If the demand for your product decreases, because of poor market conditions, competition, changes in the market that you didn't anticipate or other miscalculations on your part, you lay people off.
Joe the Plumber, if he decides to hire another plumber to help him in his work, will do so because it means the company can do more work. And Joe will pay his new employee a salary that allows him, Joe, to make money from that work.

If, in a market with strong and growing demand for his services, Joe lets his employee go because his personal income taxes went up, how is he saving money? He's not. He's just limiting his ability to make money.
If times aren't good and demand for services drop, Joe may have to layoff his employee because there is less demand. Less demand means less work to do and that, of course, mean less personal income -- which most likely will mean less taxes owed.

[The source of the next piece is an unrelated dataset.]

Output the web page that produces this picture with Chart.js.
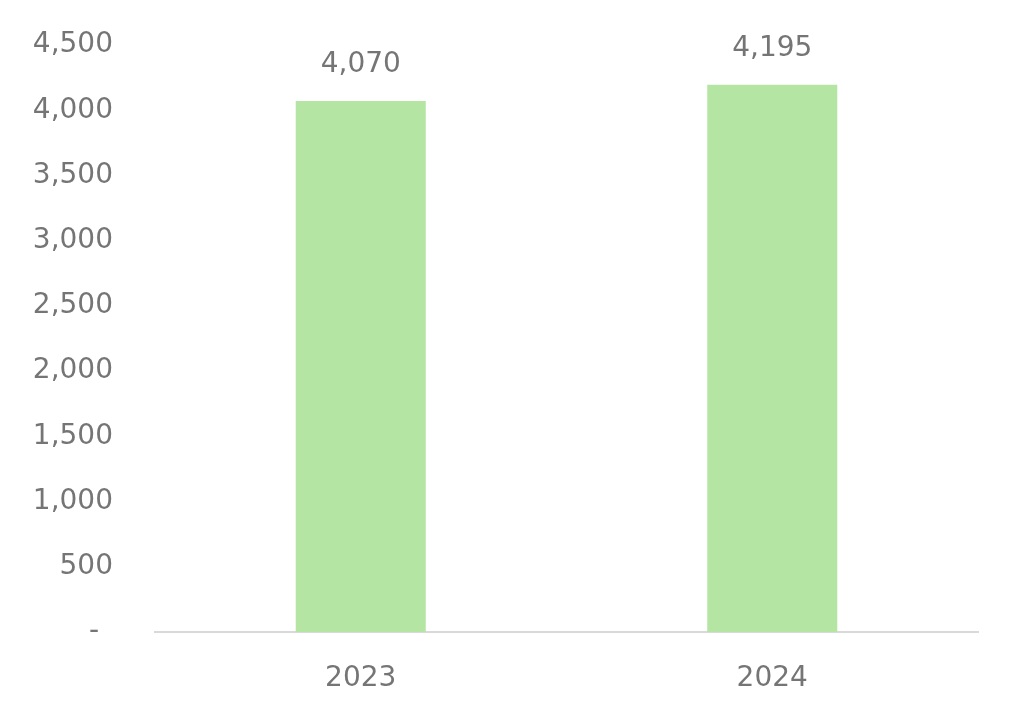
<!DOCTYPE html>
<html>
<head>
<meta charset="utf-8">
<script src="https://cdn.jsdelivr.net/npm/chart.js@4"></script>
<style>
  html, body { margin: 0; padding: 0; background: #fff; }
  #wrap { width: 1024px; height: 724px; }
</style>
</head>
<body>
<div id="wrap"><canvas id="chart" width="1024" height="724"></canvas></div>
<script>
// Chart data
const years = ['2023', '2024'];
const values = [4070, 4195];
const yTicks = [0, 500, 1000, 1500, 2000, 2500, 3000, 3500, 4000, 4500];

const textColor = '#757575';
const fontFamily = '"DejaVu Sans", sans-serif';

// Draw value labels above bars
const valueLabels = {
  id: 'valueLabels',
  afterDatasetsDraw(chart) {
    const ctx = chart.ctx;
    const meta = chart.getDatasetMeta(0);
    ctx.save();
    ctx.fillStyle = textColor;
    ctx.font = '28px ' + fontFamily;
    ctx.textAlign = 'center';
    ctx.textBaseline = 'bottom';
    meta.data.forEach((bar, i) => {
      ctx.fillText(values[i].toLocaleString('en-US'), bar.x, bar.y - 22);
    });
    ctx.restore();
  },
};

new Chart(document.getElementById('chart'), {
  type: 'bar',
  data: {
    labels: years,
    datasets: [{
      data: values,
      backgroundColor: '#b4e5a2',
      barPercentage: 0.316,
      categoryPercentage: 1,
    }],
  },
  options: {
    responsive: false,
    animation: false,
    layout: { padding: { top: 45, right: 46, left: 0, bottom: 0 } },
    plugins: { legend: { display: false }, tooltip: { enabled: false } },
    scales: {
      x: {
        grid: { display: false, drawTicks: false },
        border: { color: '#d9d9d9', width: 2 },
        ticks: { color: textColor, font: { size: 28, family: fontFamily }, padding: 30 },
        afterFit: (axis) => { axis.height = 92; axis.paddingLeft = 0; axis.paddingRight = 0; },
      },
      y: {
        min: 0,
        max: 4500,
        grid: { display: false, drawTicks: false },
        border: { display: false },
        afterBuildTicks: (axis) => { axis.ticks = yTicks.map((v) => ({ value: v })); },
        afterFit: (axis) => { axis.width = 155; axis.paddingTop = 0; axis.paddingBottom = 0; },
        ticks: {
          color: textColor,
          font: { size: 28, family: fontFamily },
          padding: 42,
          callback: (v) => (v === 0 ? '-\u2002' : v.toLocaleString('en-US')),
        },
      },
    },
  },
  plugins: [valueLabels],
});
</script>
</body>
</html>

Joe doesn't want to pay taxes. That's just normal human selfishness that we all can relate too. But, as citizens, most of us know, or should know, that a sophisticated economy requires doing so. It is going to be hard to right the nation's economic woes without an honest discussion of taxes -- the who, how and why -- that includes respectful consideration of competing and conflicting interests. So while it would be easy to think that "Joe" is the problem, the bigger problem is the media's preference for promoting resentments, fueled by phony arguments from less than honest ideologues, spouting tired ideologies, while ignoring the real, and worried, voices of the broader citizenry.